Late Nights On Air by Elizabeth Hay published in 2007 has measured up upon reading to all the praise it received at that time. A Canadian best seller, it attracted critical aclaim and went on to win the Giller Prize. For a long time it was on my ever-growing literary wish list. I am very glad to have moved it to the top at a friend’s suggestion rather than left it in the middle and it has inspired me to seek out more of this author’s work. Lost in the Classroom is in the line-up on my bookshelf somewhere after On Beauty but before Lionel Asbo.

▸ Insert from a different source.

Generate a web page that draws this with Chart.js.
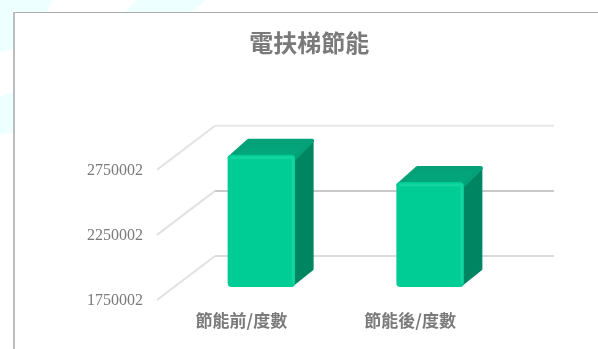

Elizabeth Hay writes with the calm assurance of someone who observes but does not judge the shortcomings of we poor mortals. The cast of characters is a collection of damaged but resilient souls seeking a safe haven to mend their metaphorical broken wings and splintered bones. It is 1975 and the story telling involves an expat community of southerners living in Yellowknife linked one way or another to a local radio station that is expected to decline in importance because television is on its way north. There is Harry; the charming middle-aged romantic with a cauliflower ear who is head over heals in love with the beautiful mysterious Dido. Harry considers himself to be a loser having failed at marriage and his broadcasting career, his downhill path accelerated by bouts of uncontrolled alcoholism. Dido cannot reciprocate his feelings because she herself has run away from forbidden love involving her father-in – law; a passion that destroyed her marriage. In chapter two Gwen, a mousey little creature in her early twenties arrives with an ugly bruise on her throat looking for a backdoor into broadcasting. In an odd twist she enters through radio’s front door being asked to step into Harry’s job as the late show host while he temporarily fills the position of station manager. Then there is thirty something Eleanor, the receptionist described as the gatekeeper of the radio station but more of a maternal figure watching over the cast of characters as they come and go, providing encouragement and comfort in an unselfish sort of way.

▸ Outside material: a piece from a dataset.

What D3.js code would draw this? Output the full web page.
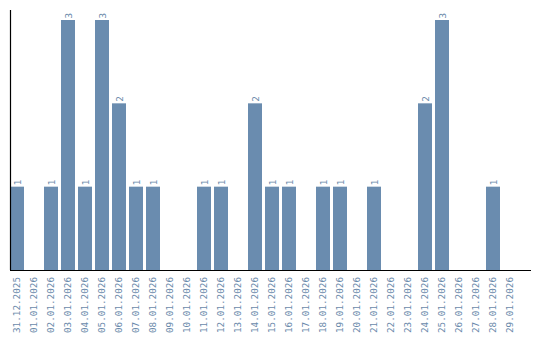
<!DOCTYPE html>
<html>
<head>
<meta charset="utf-8">
<script src="https://cdn.jsdelivr.net/npm/d3@7/dist/d3.min.js"></script>
<style>
html,body{margin:0;padding:0;background:#fff;}
svg{display:block;}
</style>
</head>
<body>
<svg id="chart" width="540" height="340"></svg>
<script>
const categories = ["31.12.2025","01.01.2026","02.01.2026","03.01.2026","04.01.2026","05.01.2026","06.01.2026","07.01.2026","08.01.2026","09.01.2026","10.01.2026","11.01.2026","12.01.2026","13.01.2026","14.01.2026","15.01.2026","16.01.2026","17.01.2026","18.01.2026","19.01.2026","20.01.2026","21.01.2026","22.01.2026","23.01.2026","24.01.2026","25.01.2026","26.01.2026","27.01.2026","28.01.2026","29.01.2026"];
const values = [1,0,1,3,1,3,2,1,1,0,0,1,1,0,2,1,1,0,1,1,0,1,0,0,2,3,0,0,1,0];

const svg = d3.select("#chart");
const color = "#6a8caf";
const textColor = "#6b8aab";
const font = "'DejaVu Sans Mono', monospace";

const x = d3.scaleBand()
  .domain(categories)
  .range([10, 520])
  .paddingInner(3/17)
  .paddingOuter(1.5/17)
  .align(0);

const y = d3.scaleLinear().domain([0, 3]).range([270, 20]);

const data = values.map((v,i)=>({c:categories[i], v})).filter(d=>d.v>0);

svg.append("g").selectAll("rect")
  .data(data)
  .join("rect")
  .attr("x", d=>x(d.c))
  .attr("width", x.bandwidth())
  .attr("y", d=>y(d.v))
  .attr("height", d=>y(0)-y(d.v))
  .attr("fill", color);

// value labels
svg.append("g").selectAll("text")
  .data(data)
  .join("text")
  .attr("transform", d=>`translate(${x(d.c)+x.bandwidth()/2+3.5},${y(d.v)-1.5}) rotate(-90)`)
  .attr("text-anchor","start")
  .attr("font-family", font)
  .attr("font-size", "9.3px")
  .attr("fill", textColor)
  .text(d=>d.v);

// x axis
const xAxis = svg.append("g").attr("transform","translate(0,270)")
  .call(d3.axisBottom(x).tickSize(0).tickPadding(0));
xAxis.select(".domain").remove();
xAxis.append("line").attr("x1",10).attr("x2",531).attr("y1",0.5).attr("y2",0.5)
  .attr("stroke","#000").attr("stroke-width",1.2);
xAxis.selectAll(".tick text")
  .attr("font-family", font)
  .attr("font-size","9.3px")
  .attr("fill", textColor)
  .attr("text-anchor","end")
  .attr("dy", null)
  .attr("transform","translate(3.3,7) rotate(-90)");

// y axis line
svg.append("line").attr("x1",10.5).attr("x2",10.5).attr("y1",10).attr("y2",270)
  .attr("stroke","#000").attr("stroke-width",1.2);
</script>
</body>
</html>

So these are the principal characters but it would be impossible to demonstrate in a few words how Elizabeth Hay’s storytelling creates such compelling portraits of these and other individuals as they deal with the past and embrace their futures. To do so I would have to quote long passages, which would be entirely out of place here. Her characters size each other up, draw conclusions about each other then change their minds… so very like human beings everywhere who have thrown together in a small place. They keep their own insular company; create their own little social and working world. The North as an idea slyly insinuates itself into their world as the days grow longer into twenty four hours of daylight and then when Autumn approaches the nights close in making the Northern world of these individuals smaller and so narrow they are left with but themselves. The world opens up again with the arrival of Spring as light fills the horizon and with the return of the sun each individual finds a new spirit of adventure and the courage to move on with their lives.
I like the structure of this book. It opens with telling the story of the main and secondary characters so the reader knows their past and what has brought them to Yellowknife. Soon we are drawn in and begin to like the characters despite their failings and become interested in their wellbeing and disappointed when they do not measure up to their own expectations such as when Dido allows herself to be drawn into another destructive relationship. The characters are situated in the story like the spokes in a wheel. Then in the second part of the book something extraordinary happens as the story moves away from the small humble frontier town of Yellowknife further North onto the pristine plateau of northern lakes and tundra. Four of the characters decide to take a canoe trip that follows the trail of a late 19th century expedition that ended in tragedy. At this point the mood of the novel changed so abruptly that I was left somewhat worried that the author had allowed it to loose its energy and had gone off on another tangent without properly finishing the story she had started. However a few pages in I realized that this was where we as readers were meant to be lead; into the merciless splendor that is the North. It is early spring and the barely thawed lakes are a powerful metaphor of human love, so beautiful but potentially so cruelly destructive.
There are two things I want to mention about this part of the novel. First, it is very dangerous to move a novel from the realm of straightforward prose to that of near poetry; the danger being that you can loose the reader with such a ninety-degree turn. There is no worry here because the transition is masterful and I was swept away by the language; it felt right and I willingly went along for the ride. The second thing I want to mention is something of a conceit of mine that comes out of being a Jane Austen fan (or maybe, to use the full word, fanatic). As I settled into this second part of the book I was reminded of the novel Northanger Abbey which undergoes the same abrupt transfer of location that puzzles the reader at first as if the author had started a whole new story. The heroine is relocated from the parties and dances and many distractions of Bath to a gloomy country house where the company is drastically reduced and the atmosphere as felt by the heroine, becomes dark and sinister… a completely different world. To my mind, Elizabeth Hay has done something similar in that the light filed plateau of perfect sky mirrored in crystal lakes is a different world from the rough hewn town of Yellowknife. There you have it! Elizabeth Hay keeps very good company.
I won’t describe the canoe trip, as that would give too much away. The last couple of chapters leap forward into the nineteen eighties. The story comes to a satisfying end with everyone situated where they should be.